Berkeley CSUA MOTD:Entry 21813
WIKI \| FAQ \| Tech FAQ
`http://csua.com/feed/`
2025/07/13 [General] UID:1000 Activity:popular
7/13
2001/7/16-17 [Computer/HW/CPU] UID:21813 Activity:high
7/16    I tried the mips3-sgi-irix6.2 and the mips4-sgi-irix6.2 versions of
        SETI@home on the same IRIX64 machine, and the latter only gives about
        5% higher speed over the former.  Anyone knows why a 64-bit version of
        such data-intensive program as SETI@home doesn't give much higher
        performance over its 32-bit counterpart?

        BTW, my 250MHz R10000 IRIX seems to be able to complete a work unit in
        about the same time as my 1.2GHz P4 NT.  Wow!
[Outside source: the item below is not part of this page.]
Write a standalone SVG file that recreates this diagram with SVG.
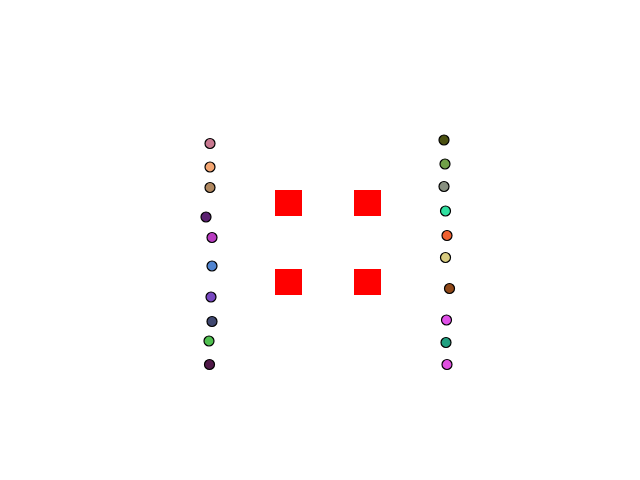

        \_ Why would it? A 64-bit architecture would only save you on a
           few instructions as you attempt to load the register file with
           64-bit values. That's about it. So even if SETI was using
           64-bit it wouldn't run much faster. SIMD extensions like AltiVec
           and MMX can derive some sub-word parallelism but MIPS isn't a
           SIMD extension. 64-bit versions of IRIX also have a newer ABI
           (n64) which could theoretically be more efficient (with register
           allocation rules and such) but I'm sure it'snot significant
           \_ But wasn't the selling point of 32-bit apps/CPUs over 16-bit
              apps/CPUs in the industry years ago that "your data-intensive
              applications will run much faster it can process thirty-two bits
              of data at a time instead of sixteen bits"?  The same doesn't
              apply to 32bit --> 64bit?  I understand that there are certain
              instructions that doesn't benefit from a bigger data size (like
              testing a boolean), but I was still expecting a difference bigger
              than 5%.
              \_ Probably because 16-bit programs attempted to mimic a 32-bit
                 computation by breaking it up into two parts and merging
                 the results together somehow. Plus, in the x86 world you
                 were limited to 2^16 bytes which meant that if you had
                 programs larger than 64K it would require that you use the
                 segment:offset addressing which isn't very efficient itself.